Mackenzie Blyth, press secretary for Minister of Advanced Education Rajan Sawhney, said in a statement that a ruling published Thursday by the Alberta Court of King’s Bench supports the government’s position that allowing the use of the term “software engineer” does not affect public safety.

The council of the Association of Professional Engineers and Geoscientists of Alberta had sought an injunction in September against two companies, iStock and Jobber, over their use of the term.

The ruling from Justice John Little said the association framed its application “as being required as part of its mandate, as the regulator for the practice of engineering, to protect the public from the unauthorized use of restricted titles.”

“I find that there is no property in the title ‘software engineer’ when used by persons who do not, by that use, expressly or by implication represent to the public that they are licensed or permitted by APEGA to practise engineering as that term is properly interpreted,” Little wrote.

Blyth noted that the judge found “no clear breach” of the Engineering and Geoscience Professions Act that contains some element of possible public harm that would justify an injunction.

“Bill 7 allows our tech sector to use the term ‘software engineer,’ which is a globally accepted term, and in conjunction with this legal precedent will now make Alberta the most attractive jurisdiction in Canada for recruiting tech talent,” Blyth said in the statement.

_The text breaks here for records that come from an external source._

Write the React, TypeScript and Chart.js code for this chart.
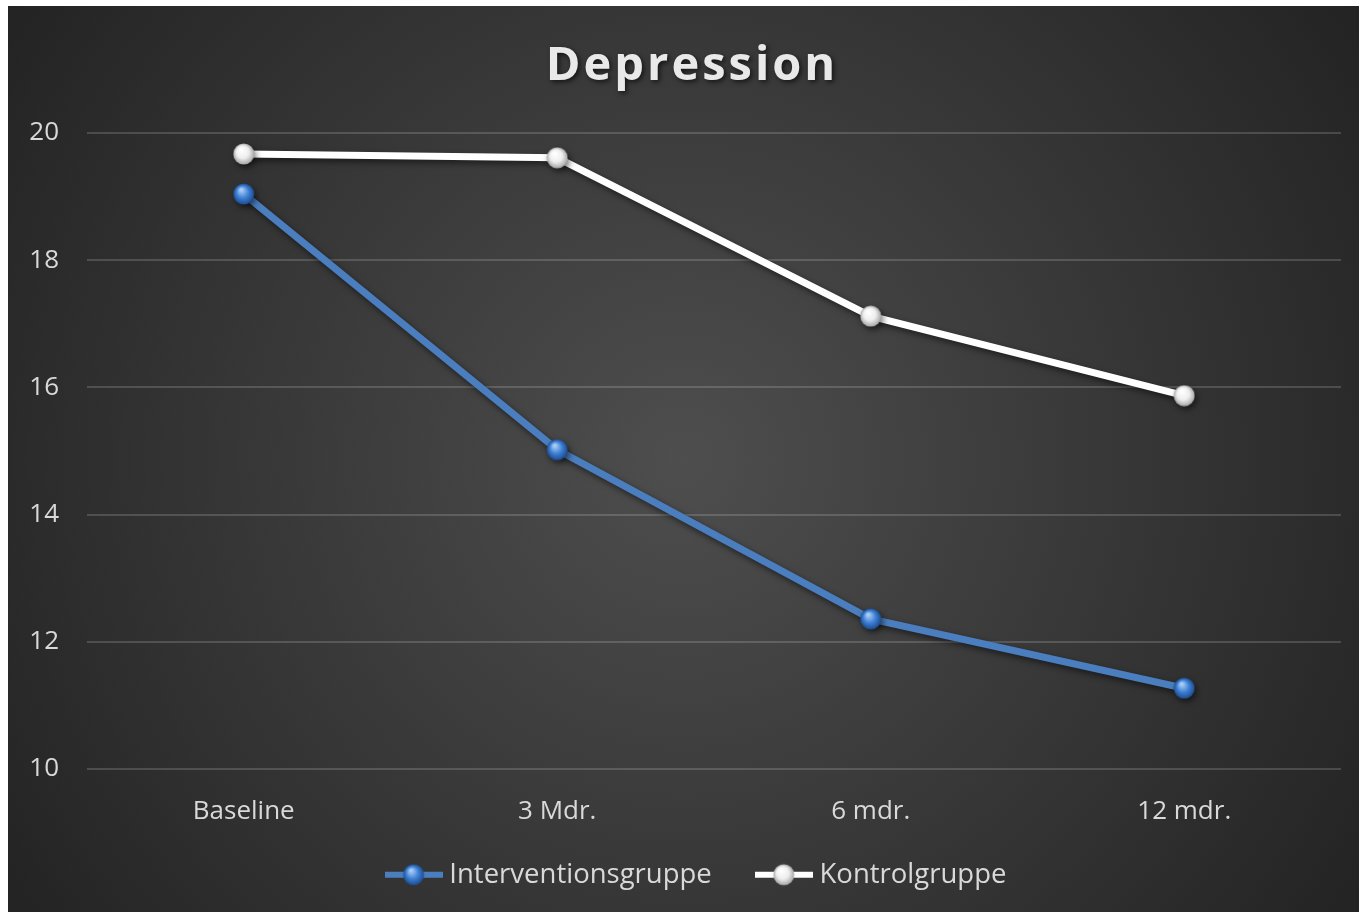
import React, { useEffect, useRef } from "react";
import { Chart, registerables } from "chart.js";

Chart.register(...registerables);

const chartTitle = "Depression";
const categories = ["Baseline", "3 Mdr.", "6 mdr.", "12 mdr."];
const seriesNames = ["Interventionsgruppe", "Kontrolgruppe"];
const interventionValues = [19.04, 15.02, 12.36, 11.27];
const controlValues = [19.67, 19.61, 17.12, 15.87];
const yMin = 10;
const yMax = 20;
const yStep = 2;

const FONT = "'Open Sans', 'DejaVu Sans', sans-serif";
const TEXT = "#d9d9d9";

function makeSphere(light: string, mid: string, dark: string, size: number): HTMLCanvasElement {
  const c = document.createElement("canvas");
  c.width = size;
  c.height = size;
  const ctx = c.getContext("2d")!;
  const r = size / 2 - 0.5;
  const g = ctx.createRadialGradient(size * 0.38, size * 0.3, 1, size / 2, size / 2, r);
  g.addColorStop(0, light);
  g.addColorStop(0.55, mid);
  g.addColorStop(1, dark);
  ctx.fillStyle = g;
  ctx.beginPath();
  ctx.arc(size / 2, size / 2, r, 0, Math.PI * 2);
  ctx.fill();
  return c;
}

function makeLegendIcon(color: string, sphere: HTMLCanvasElement): HTMLCanvasElement {
  const w = 58;
  const h = 24;
  const c = document.createElement("canvas");
  c.width = w;
  c.height = h;
  const ctx = c.getContext("2d")!;
  ctx.strokeStyle = color;
  ctx.lineWidth = 6;
  ctx.beginPath();
  ctx.moveTo(0, h / 2);
  ctx.lineTo(w, h / 2);
  ctx.stroke();
  ctx.drawImage(sphere, (w - sphere.width) / 2, (h - sphere.height) / 2);
  return c;
}

export default function App() {
  const ref = useRef<HTMLCanvasElement>(null);

  useEffect(() => {
    if (!ref.current) return;
    const blueSphere = makeSphere("#a9cdf7", "#3d7fd3", "#1d4c8f", 22);
    const whiteSphere = makeSphere("#ffffff", "#eeeeee", "#a6a6a6", 22);
    const blueIcon = makeLegendIcon("#4a7ebf", blueSphere);
    const whiteIcon = makeLegendIcon("#ffffff", whiteSphere);
    const icons = [blueIcon, whiteIcon];

    const bgPlugin = {
      id: "bgPlugin",
      afterLayout(chart: any) {
        const lg = chart.legend;
        if (lg) {
          lg.left = 40;
          lg.right = chart.width - 9;
          lg.top = 805;
          lg.bottom = chart.height;
          lg.height = lg.bottom - lg.top;
        }
      },
      beforeDraw(chart: any) {
        const { ctx, width, height } = chart;
        ctx.save();
        const g = ctx.createRadialGradient(width * 0.5, height * 0.5, 0, width * 0.5, height * 0.5, Math.hypot(width, height) / 2);
        g.addColorStop(0, "#4e4e4e");
        g.addColorStop(1, "#232323");
        ctx.fillStyle = g;
        ctx.fillRect(0, 0, width, height);
        ctx.restore();
      },
      afterDraw(chart: any) {
        const { ctx } = chart;
        ctx.save();
        ctx.font = `bold 47px ${FONT}`;
        (ctx as any).letterSpacing = "3px";
        ctx.textAlign = "center";
        ctx.textBaseline = "middle";
        ctx.shadowColor = "rgba(0,0,0,0.65)";
        ctx.shadowBlur = 5;
        ctx.shadowOffsetX = 2;
        ctx.shadowOffsetY = 2;
        ctx.fillStyle = "#e9e9e9";
        ctx.fillText(chartTitle, 684, 61);
        ctx.restore();
      },
      beforeDatasetDraw(chart: any) {
        const ctx = chart.ctx;
        ctx.save();
        ctx.shadowColor = "rgba(0,0,0,0.55)";
        ctx.shadowBlur = 6;
        ctx.shadowOffsetX = 2;
        ctx.shadowOffsetY = 3;
      },
      afterDatasetDraw(chart: any) {
        chart.ctx.restore();
      },
    };

    const chart = new Chart(ref.current, {
      type: "line",
      data: {
        labels: categories,
        datasets: [
          {
            label: seriesNames[0],
            data: interventionValues,
            borderColor: "#4a7ebf",
            backgroundColor: "#4a7ebf",
            borderWidth: 7,
            pointStyle: blueSphere as any,
            pointRadius: 11,
            tension: 0,
          },
          {
            label: seriesNames[1],
            data: controlValues,
            borderColor: "#ffffff",
            backgroundColor: "#ffffff",
            borderWidth: 7,
            pointStyle: whiteSphere as any,
            pointRadius: 11,
            tension: 0,
          },
        ],
      },
      options: {
        animation: false,
        responsive: true,
        maintainAspectRatio: false,
        layout: { padding: { top: 127, left: 0, right: 9, bottom: 0 } },
        scales: {
          x: {
            offset: true,
            grid: { display: false, drawTicks: false },
            border: { display: false },
            ticks: { color: TEXT, font: { family: FONT, size: 26 }, padding: 27 },
            afterFit(scale: any) {
              scale.height = 83;
            },
          },
          y: {
            min: yMin,
            max: yMax,
            border: { display: false },
            grid: { color: "rgba(255,255,255,0.16)", lineWidth: 2, drawTicks: false },
            ticks: { stepSize: yStep, color: TEXT, font: { family: FONT, size: 26 }, padding: 28 },
            afterFit(scale: any) {
              scale.width = 79;
            },
          },
        },
        plugins: {
          title: { display: false },
          tooltip: { enabled: false },
          legend: {
            display: true,
            position: "bottom",
            maxHeight: 60,
            labels: {
              color: TEXT,
              font: { family: FONT, size: 27.5 },
              usePointStyle: true,
              pointStyleWidth: 44,
              padding: 50,
              generateLabels: (ch: any) =>
                ch.data.datasets.map((ds: any, i: number) => ({
                  text: ds.label,
                  fillStyle: ds.borderColor,
                  strokeStyle: ds.borderColor,
                  lineWidth: 0,
                  pointStyle: icons[i],
                  fontColor: TEXT,
                  hidden: false,
                  datasetIndex: i,
                })),
            },
          },
        },
      },
      plugins: [bgPlugin],
    });
    return () => chart.destroy();
  }, []);

  return (
    <div style={{ position: "fixed", left: 8, top: 6, width: 1351, height: 906 }}>
      <canvas ref={ref} />
    </div>
  );
}
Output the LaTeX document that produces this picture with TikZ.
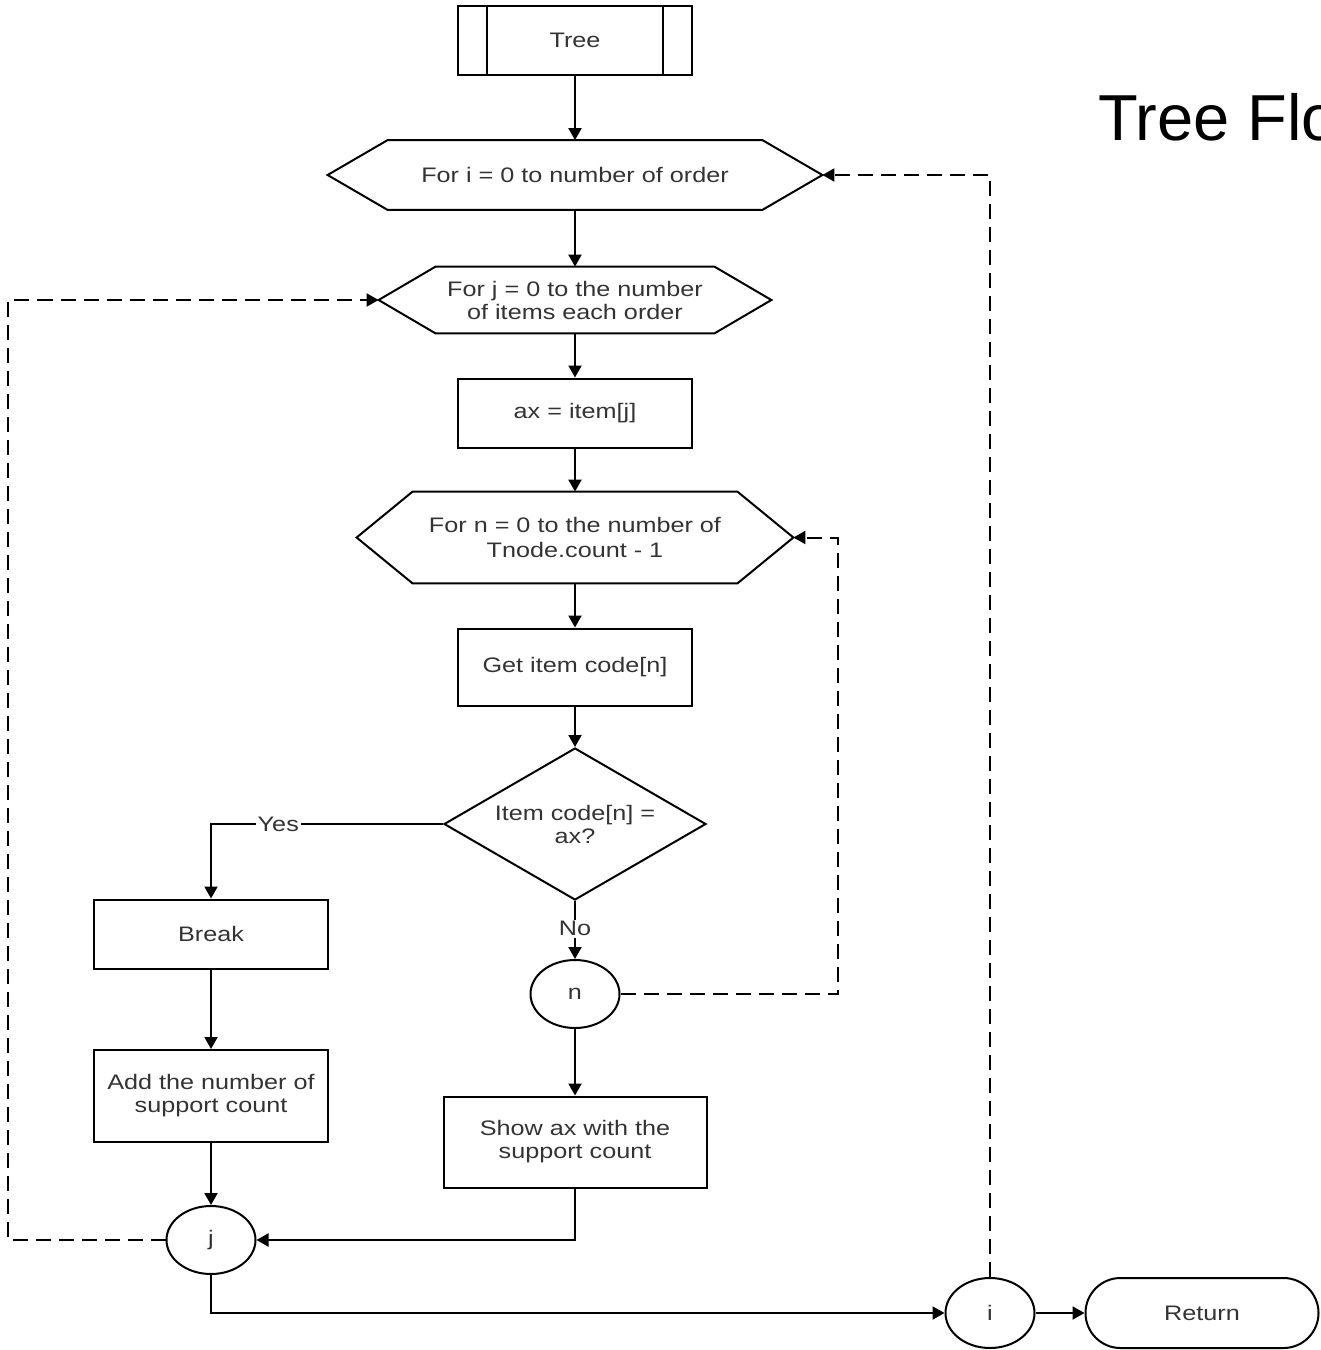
\documentclass[tikz,border=0pt]{standalone}
\usepackage{fontspec}
\setmainfont{Liberation Sans}
\newfontfamily\boxfont[FakeStretch=1.2]{Liberation Sans}
\usetikzlibrary{shapes.geometric,shapes.misc,arrows.meta}

% hexagonal loop box drawn around a text node; #2 is the point depth
\newcommand\drawhex[2]{%
  \draw[line width=1pt] (#1.north west) -- (#1.north east) -- ([xshift=#2]#1.east)
    -- (#1.south east) -- (#1.south west) -- ([xshift=-#2]#1.west) -- cycle;
  \coordinate (#1-l) at ([xshift=-#2]#1.west);
  \coordinate (#1-r) at ([xshift=#2]#1.east);}

\begin{document}
\begin{tikzpicture}[x=0.5pt,y=-0.5pt,
  every node/.style={font=\boxfont\fontsize{10.5}{11.5}\selectfont, text=black!80},
  box/.style={draw, line width=1pt, rectangle, minimum width=117pt,
    minimum height=34.5pt, align=center, inner sep=0pt},
  hexarea/.style={rectangle, align=center, inner sep=0pt},
  joint/.style={draw, line width=1pt, ellipse, minimum width=44.5pt,
    minimum height=34pt, inner sep=0pt},
  flow/.style={line width=1pt, -{Triangle[length=6pt,width=6.5pt]}},
  loop/.style={flow, dashed, dash pattern=on 7.5pt off 4pt},
  tag/.style={fill=white, inner sep=1pt}]

\useasboundingbox (0,0) rectangle (1321,1350);

% title
\node[anchor=base west, inner sep=0pt, text=black,
  font=\fontsize{32.5}{36}\selectfont] (title) at (1098,140) {Tree Flow};

% start: predefined process
\node[box, minimum width=117pt, minimum height=34.5pt] (tree) at (575,40) {Tree};
\draw[line width=1pt] ([xshift=15pt]tree.north west) -- ([xshift=15pt]tree.south west);
\draw[line width=1pt] ([xshift=-15pt]tree.north east) -- ([xshift=-15pt]tree.south east);

% loop headers
\node[hexarea, minimum width=187pt, minimum height=34.5pt] (hi) at (575,175)
  {For i = 0 to number of order};
\drawhex{hi}{30pt}
\node[hexarea, minimum width=139pt, minimum height=33pt] (hj) at (575,300)
  {For j = 0 to the number\\of items each order};
\drawhex{hj}{28.5pt}
\node[box] (ax) at (575,413) {ax = item[j]};
\node[hexarea, minimum width=162pt, minimum height=45.5pt, font=\boxfont\fontsize{10.5}{12.5}\selectfont] (hn) at (575,537.5)
  {For n = 0 to the number of\\Tnode.count - 1};
\drawhex{hn}{28pt}

\node[box, minimum height=38.5pt] (get) at (575,667) {Get item code[n]};
\node[draw, line width=1pt, diamond, aspect=1.72, minimum width=131pt,
  minimum height=76pt, inner sep=0pt, align=center] (dia) at (575,824)
  {Item code[n] =\\ax?};

\node[joint] (cn) at (575,994) {n};
\node[box, minimum width=131.5pt, minimum height=45.5pt] (show) at (575,1142)
  {Show ax with the\\support count};

\node[box] (brk) at (211,934) {Break};
\node[box, minimum height=46pt] (add) at (211,1096)
  {Add the number of\\support count};

\node[joint] (cj) at (211,1240) {j};
\node[joint, minimum height=35pt] (ci) at (990,1313) {i};
\node[draw, line width=1pt, rounded rectangle, minimum width=116.5pt,
  minimum height=35pt, inner sep=0pt] (ret) at (1202,1313) {Return};

% turning points of the loop-back lines
\coordinate (nx) at (838,994);
\coordinate (jx) at (8,1240);

% main flow
\draw[flow] (tree) -- (hi);
\draw[flow] (hi) -- (hj);
\draw[flow] (hj) -- (ax);
\draw[flow] (ax) -- (hn);
\draw[flow] (hn) -- (get);
\draw[flow] (get) -- (dia);
\draw[flow] (dia.west) -| node[tag, pos=0.355] {Yes} (brk.north);
\draw[flow] (dia.south) -- node[tag, pos=0.48] {No} (cn.north);
\draw[flow] (cn) -- (show);
\draw[flow] (brk) -- (add);
\draw[flow] (add) -- (cj);
\draw[flow] (show.south) |- (cj.east);
\draw[flow] (cj.south) |- (ci.west);
\draw[flow] (ci) -- (ret);

% loop-back lines
\draw[loop] (cn.east) -- (nx) |- (hn-r);
\draw[loop] (cj.west) -- (jx) |- (hj-l);
\draw[loop] (ci.north) |- (hi-r);
\end{tikzpicture}
\end{document}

“Alberta’s government respects and values the role APEGA plays in maintaining high standards for ethical, professional and technical competency.”

The bill came after Canadian tech companies spent the last year arguing for Alberta to loosen restrictions around the engineering title because they thought current rules put them at a disadvantage when recruiting talent.

More than 30 tech companies signed a letter last October, seeking a change that would allow them to more freely use the engineer title in Alberta.

However, the Association of Professional Engineers and Geoscientists of Alberta has fought such a change, even filing lawsuits against tech companies that use variations of the engineer title.

It has argued the term “engineer” comes with a licensed and ethical set of responsibilities and accountabilities akin to other regulated professions, such as health and legal roles.